A Sèvres Porcelain Five-Piece Napoleonic Coffee Service

Many of the items seem to be modestly valued, there are as far as I can see no dubious historical claims, and few works by recognised artists. It will be interesting to see what they actually make. I am far from an expert, but I suspect that the piece by Emile Hippolyte Guillemin will attract a lot of interest.

A French Bronze Figure, Emile Hippolyte Guillemin (1841-1907)

My thanks to Corbin Horn of Leslie Hindman's for drawing this to my attention. I really wish I could get to Chicago to look at the collection before the sale, but at least I will be able to follow the auction online.

Wednesday, 15 January 2014

Maldivia Rock Fall

Bert Constantine surveying massive rock that has fallen into his banana plantation

I have written much on this blog about Maldivia, the area in the upper Jamestown Valley just below the Briars. For us it is a very special place with so many happy memories, and so much history: the Maldive Islanders who according to legend created the Maldivia Gardens, the fatal duel that took place near Chubbs Spring in 1809, and the visit of Napoleon Bonaparte to Maldivia House in November 1815.

The Briars Hill from the Maldivia Banana Plantation

Rock falls are always a danger on St Helena. Above Jamestown large metal mesh fences have been installed to protect the inhabitants. In the upper Jamestown Valley, beneath the Briars, signs warn of the dangers. More threatening though is the large mountain to the west, the unlikely location of what is still referred to as "cowpath".

The west side of the upper Jamestown Valley

Often last year we wondered whether the large rock detonations made by Basil Read, the airport contractors, in the east of the island, might trigger rock falls elsewhere.

Maldivia banana plantation from near Chubbs Spring

Last year, woken by the early morning sun, I regularly made my way to the banana plantation to weed the young banana trees planted beneath Chubbs Spring and in full view of the Briars. Every morning I walked through the place where the large rock has now fallen.

Weed free bananas

Anyway we are very relieved that nobody was hurt. A little piece of each of our hearts will always be in Maldivia, and we cannot wait to return to see our good friends the Constantines and to see how the bananas are fareing.

Maldivia House, one of the few houses that Napoleon visited

Friday, 3 January 2014

The Masons of St Helena: The Visit of Captain Cook

Journal of Captain Cook, May 1775

Following my recent post on Polly Mason, my friend John Grimshaw has pointed out that the Masons of St Helena entertained a very famous visitor, Captain Cook, long before Napoleon emerged on the world stage, let alone set foot in the Fishers Valley on St Helena.

In May 1775 Captain Cook landed on the island of St Helena for his second visit. Many locals had been upset by the description of the island given in the official account of his first voyage, compiled by John Hawksworth, which Cook had not seen, and which had drawn heavily on the journal of Joseph Banks.
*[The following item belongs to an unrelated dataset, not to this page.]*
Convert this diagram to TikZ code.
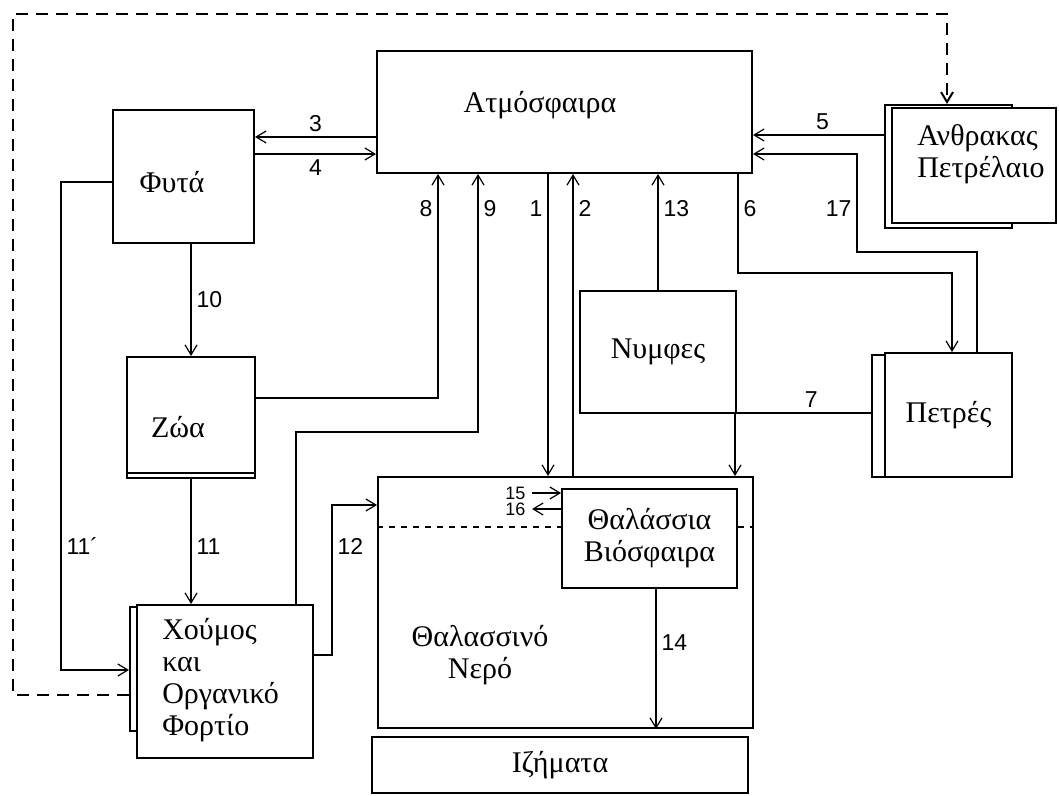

All kinds of Labour is here performd by Man, indeed he is the only animal that works except a few Saddle Horses nor has he the least assistance of art to enable him to perform his task.  Supposing the Roads to be too steep and narrow for Carts, an objection which lies against only one part of the Island, yet the simple contrivance of Wheelbarrows would Doub[t]less be far preferable to carrying burthens upon the head, and yet even that expedient was never tried.  Their slaves indeed are very numerous: they have them from most parts of the World, but they appeard to me a miserable race worn out almost with the severity of the punishments of which they frequently complaind.  I am sorry to say that it appeard to me that far more frequent and more wanton Cruelty were excercisd by my countrey men over these unfortunate people than even their neighbours the Dutch, fam'd for inhumanity, are guilty of.  One rule however they strictly observe which is never to Punish when ships are there.

During his 1775 visit Captain Cook apparently visited the eastern part of the island where the Mason family had its property and where Napoleon was to spend his last years:

the two Mr Forsters and myself dined with a party at the Country house of one Mr Masons, at a remote part of the island, which gave me an oppertunity to see the greatest part of it, and I am well convinced that the island in many particulars has been misrepresented.
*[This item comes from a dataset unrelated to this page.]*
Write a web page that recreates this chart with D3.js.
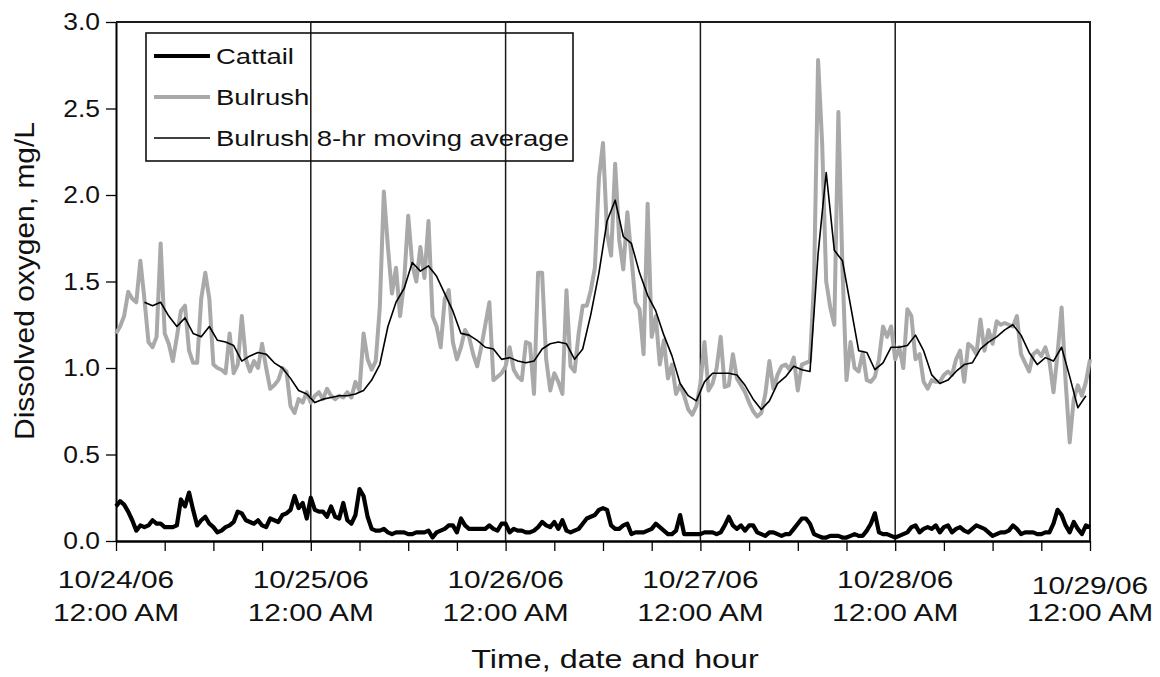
<!DOCTYPE html>
<html>
<head>
<meta charset="utf-8">
<script src="https://cdn.jsdelivr.net/npm/d3@7"></script>
<style>
  body { margin: 0; background: #fff; }
  svg text { font-family: "Liberation Sans", Arial, sans-serif; fill: #111; }
</style>
</head>
<body>
<div id="chart"></div>
<script>
// readings every 30 minutes starting 10/24/06 12:00 AM
const bulrush = [
  1.20,1.24,1.30,1.44,1.40,1.38,1.62,1.40,1.15,1.12,
  1.18,1.72,1.20,1.14,1.04,1.18,1.33,1.36,1.10,1.03,
  1.03,1.40,1.55,1.40,1.02,1.00,0.99,0.97,1.20,0.97,
  1.02,1.30,1.05,0.98,1.04,1.00,1.14,1.00,0.88,0.90,
  0.93,1.00,0.98,0.78,0.74,0.82,0.80,0.86,0.80,
  0.84,0.86,0.82,0.88,0.84,0.82,0.84,0.83,0.86,0.83,
  0.92,0.87,1.20,1.05,0.99,1.04,1.35,2.02,1.70,1.43,
  1.58,1.30,1.50,1.88,1.60,1.50,1.70,1.52,1.85,1.30,
  1.24,1.12,1.40,1.45,1.15,1.05,1.12,1.22,1.18,1.08,
  1.01,1.12,1.25,1.38,0.93,0.95,0.97,1.01,
  1.12,0.99,0.95,0.93,1.15,1.14,0.85,1.55,1.55,1.05,
  0.87,0.97,0.92,0.85,1.45,1.01,0.98,1.20,1.36,1.36,
  1.45,1.58,2.10,2.30,1.78,1.65,2.18,1.74,1.57,1.90,
  1.64,1.38,1.34,1.08,1.95,1.18,1.30,1.02,1.16,0.94,
  1.02,0.85,0.90,0.84,0.76,0.73,0.78,0.91,
  1.15,0.87,0.91,1.00,1.18,0.89,0.90,1.08,0.94,0.90,
  0.86,0.80,0.75,0.72,0.74,0.85,1.04,0.88,0.96,1.01,
  1.02,0.99,1.06,0.87,1.02,1.03,1.04,1.50,2.78,2.30,
  1.50,1.35,1.25,2.48,1.58,0.93,1.15,1.00,0.98,1.09,
  0.93,0.92,0.95,1.05,1.24,1.18,1.24,1.05,
  1.12,1.00,1.34,1.30,1.05,1.08,0.92,0.88,0.93,0.92,
  0.92,0.96,0.98,0.96,1.05,1.10,0.92,1.14,1.12,1.08,
  1.28,1.10,1.22,1.14,1.27,1.25,1.26,1.25,1.24,1.30,
  1.08,1.03,0.98,1.08,1.10,1.07,1.12,1.04,0.86,1.08,
  1.35,0.92,0.57,0.82,0.90,0.84,0.92,1.05
];

const cattail = [
  0.20,0.23,0.21,0.17,0.12,0.06,0.09,0.08,0.09,0.12,
  0.10,0.10,0.08,0.08,0.08,0.09,0.24,0.20,0.28,0.18,
  0.09,0.12,0.14,0.10,0.08,0.05,0.06,0.08,0.09,0.11,
  0.17,0.16,0.12,0.11,0.10,0.12,0.09,0.08,0.13,0.12,
  0.11,0.15,0.16,0.18,0.26,0.19,0.22,0.13,0.25,0.18,
  0.17,0.17,0.14,0.20,0.14,0.13,0.22,0.12,0.10,0.15,
  0.30,0.26,0.14,0.07,0.06,0.06,0.07,0.05,0.04,0.05,
  0.05,0.05,0.04,0.04,0.05,0.05,0.05,0.06,0.02,0.05,
  0.06,0.07,0.09,0.09,0.05,0.13,0.09,0.07,0.07,0.07,
  0.07,0.07,0.09,0.07,0.06,0.10,0.10,0.05,0.07,0.06,
  0.06,0.05,0.05,0.06,0.08,0.11,0.09,0.08,0.11,0.07,
  0.12,0.06,0.05,0.06,0.07,0.10,0.13,0.14,0.15,0.18,
  0.19,0.18,0.09,0.07,0.07,0.09,0.10,0.04,0.05,0.05,
  0.05,0.06,0.07,0.10,0.08,0.06,0.04,0.04,0.06,0.15,
  0.04,0.04,0.04,0.04,0.04,0.05,0.05,0.05,0.04,0.05,
  0.09,0.14,0.09,0.07,0.09,0.06,0.09,0.09,0.05,0.04,
  0.03,0.05,0.05,0.04,0.03,0.04,0.04,0.07,0.10,0.13,
  0.13,0.10,0.04,0.03,0.02,0.02,0.03,0.03,0.03,0.02,
  0.02,0.03,0.04,0.03,0.03,0.06,0.10,0.16,0.05,0.04,
  0.04,0.03,0.02,0.03,0.04,0.05,0.08,0.09,0.05,0.07,
  0.08,0.07,0.09,0.05,0.08,0.09,0.05,0.07,0.08,0.06,
  0.05,0.07,0.09,0.08,0.07,0.05,0.03,0.04,0.05,0.05,
  0.06,0.09,0.07,0.04,0.05,0.05,0.05,0.04,0.04,0.05,
  0.05,0.10,0.18,0.15,0.09,0.05,0.11,0.07,0.04,0.09,
  0.08
];

// 8-hr moving average, hourly, first value at 3:30 AM on 10/24
const bulrushAvg = [
  1.38,1.36,1.38,1.30,1.24,1.29,1.20,1.18,1.24,1.16,1.15,1.13,1.04,1.07,1.09,1.08,1.03,1.00,0.94,0.87,0.85,
  0.80,0.82,0.83,0.84,0.84,0.85,0.87,0.93,1.02,1.24,1.38,1.46,1.61,1.56,1.59,1.53,1.43,1.33,1.20,1.19,1.16,1.12,1.11,1.05,
  1.06,1.04,1.03,1.04,1.11,1.14,1.15,1.14,1.05,1.11,1.31,1.55,1.85,1.97,1.76,1.72,1.55,1.42,1.33,1.19,1.07,0.91,0.84,0.81,
  0.92,0.97,0.97,0.97,0.96,0.90,0.82,0.76,0.81,0.91,0.95,1.01,0.99,0.98,1.66,2.13,1.68,1.62,1.36,1.10,1.09,0.99,1.03,1.12,
  1.12,1.13,1.19,1.10,0.96,0.91,0.93,0.98,1.02,1.03,1.11,1.15,1.18,1.22,1.25,1.19,1.09,1.02,1.06,1.04,1.12,0.95,0.77,0.84
];

const yTicks = [0, 0.5, 1.0, 1.5, 2.0, 2.5, 3.0];
const seriesNames = ["Cattail", "Bulrush", "Bulrush 8-hr moving average"];

const width = 1160;
const height = 677;
const start = new Date(2006, 9, 24, 0, 0);
const end = new Date(2006, 9, 29, 0, 0);
const stretch = 1.25; // the original figure is drawn a bit wide

const svg = d3.select("#chart")
  .append("svg")
  .attr("width", width)
  .attr("height", height);

const x = d3.scaleTime().domain([start, end]).range([116, 1090]);
const y = d3.scaleLinear().domain([0, 3]).range([541, 22]);

const at = (i, stepMin, offsetMin) => d3.timeMinute.offset(start, offsetMin + i * stepMin);

function label(g, px, py, str, size, anchor, sx) {
  return g.append("text")
    .attr("transform", `translate(${px},${py}) scale(${sx},1)`)
    .attr("text-anchor", anchor)
    .style("font-size", size + "px")
    .text(str);
}

// day separators
const days = d3.timeDay.range(d3.timeDay.offset(start, 1), end);
svg.append("g")
  .selectAll("line")
  .data(days)
  .enter().append("line")
  .attr("x1", d => x(d)).attr("x2", d => x(d))
  .attr("y1", y(3)).attr("y2", y(0))
  .attr("stroke", "#1a1a1a")
  .attr("stroke-width", 1.5);

// axes
svg.append("g")
  .attr("transform", `translate(0,${y(0)})`)
  .call(d3.axisBottom(x).tickValues(d3.timeHour.every(6).range(start, d3.timeHour.offset(end, 1))).tickFormat("").tickSize(10).tickSizeOuter(0))
  .call(g => g.select(".domain").attr("stroke-width", 2.4))
  .call(g => g.selectAll(".tick line").attr("stroke-width", 1.3));

svg.append("g")
  .attr("transform", `translate(${x(start)},0)`)
  .call(d3.axisLeft(y).tickValues(yTicks).tickFormat("").tickSize(10).tickSizeOuter(0))
  .call(g => g.select(".domain").attr("stroke-width", 2))
  .call(g => g.selectAll(".tick line").attr("stroke-width", 1.3));

// top and right frame
svg.append("path")
  .attr("d", `M${x(start)},${y(3)}H${x(end)}V${y(0)}`)
  .attr("fill", "none")
  .attr("stroke", "#1a1a1a")
  .attr("stroke-width", 2);

// series
const line = d3.line().x(d => x(d.t)).y(d => y(d.v));

svg.append("path")
  .datum(bulrush.map((v, i) => ({ t: at(i, 30, 0), v })))
  .attr("d", line)
  .attr("fill", "none")
  .attr("stroke", "#a9a9a9")
  .attr("stroke-width", 4)
  .attr("stroke-linejoin", "round");

svg.append("path")
  .datum(bulrushAvg.map((v, i) => ({ t: at(i, 60, 210), v })))
  .attr("d", line)
  .attr("fill", "none")
  .attr("stroke", "#000")
  .attr("stroke-width", 1.6)
  .attr("stroke-linejoin", "round");

svg.append("path")
  .datum(cattail.map((v, i) => ({ t: at(i, 30, 0), v })))
  .attr("d", line)
  .attr("fill", "none")
  .attr("stroke", "#000")
  .attr("stroke-width", 4.2)
  .attr("stroke-linejoin", "round");

// tick labels
const labels = svg.append("g");
yTicks.forEach(v => label(labels, 100, y(v) + 8, d3.format(".1f")(v), 23, "end", 1.15));

const fmtDate = d3.timeFormat("%m/%d/%y");
d3.timeDay.range(start, d3.timeDay.offset(end, 1)).forEach((d, i, arr) => {
  const last = i === arr.length - 1;
  label(labels, x(d), last ? 594 : 588, fmtDate(d), 23, "middle", 1.3);
  label(labels, x(d), 621, "12:00 AM", 23, "middle", 1.3);
});

label(labels, 615, 668, "Time, date and hour", 25, "middle", 1.29);

labels.append("text")
  .attr("transform", "translate(34,281) rotate(-90) scale(1.07,1)")
  .attr("text-anchor", "middle")
  .style("font-size", "28px")
  .text("Dissolved oxygen, mg/L");

// legend
const legend = svg.append("g");
legend.append("rect")
  .attr("x", 146).attr("y", 33)
  .attr("width", 427).attr("height", 128)
  .attr("fill", "none")
  .attr("stroke", "#111")
  .attr("stroke-width", 1.6);

const legendStyle = [
  { stroke: "#000", w: 4.2 },
  { stroke: "#a9a9a9", w: 4 },
  { stroke: "#000", w: 1.6 }
];
const rowY = [56, 97, 138];
seriesNames.forEach((name, i) => {
  legend.append("line")
    .attr("x1", 154).attr("x2", 210)
    .attr("y1", rowY[i]).attr("y2", rowY[i])
    .attr("stroke", legendStyle[i].stroke)
    .attr("stroke-width", legendStyle[i].w);
  label(legend, 216, rowY[i] + 8, name, 22, "start", stretch);
});
</script>
</body>
</html>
It is a pity that Captain Cook didn't give more information about Mr Mason and the location of the house in which he was entertained. Presumably the Mason referred to was Polly Mason's grandfather, Benjamin Mason, baptised in January 1725 who died in 1805. Polly Mason's father, Richard Mason, was only 22 in 1775. Richard and his wife Elizabeth then had only one daughter, Elizabeth. Interestingly "Polly", christened in 1780, was given the names Mary Elizabeth, which suggests that the first Elizabeth did not live long.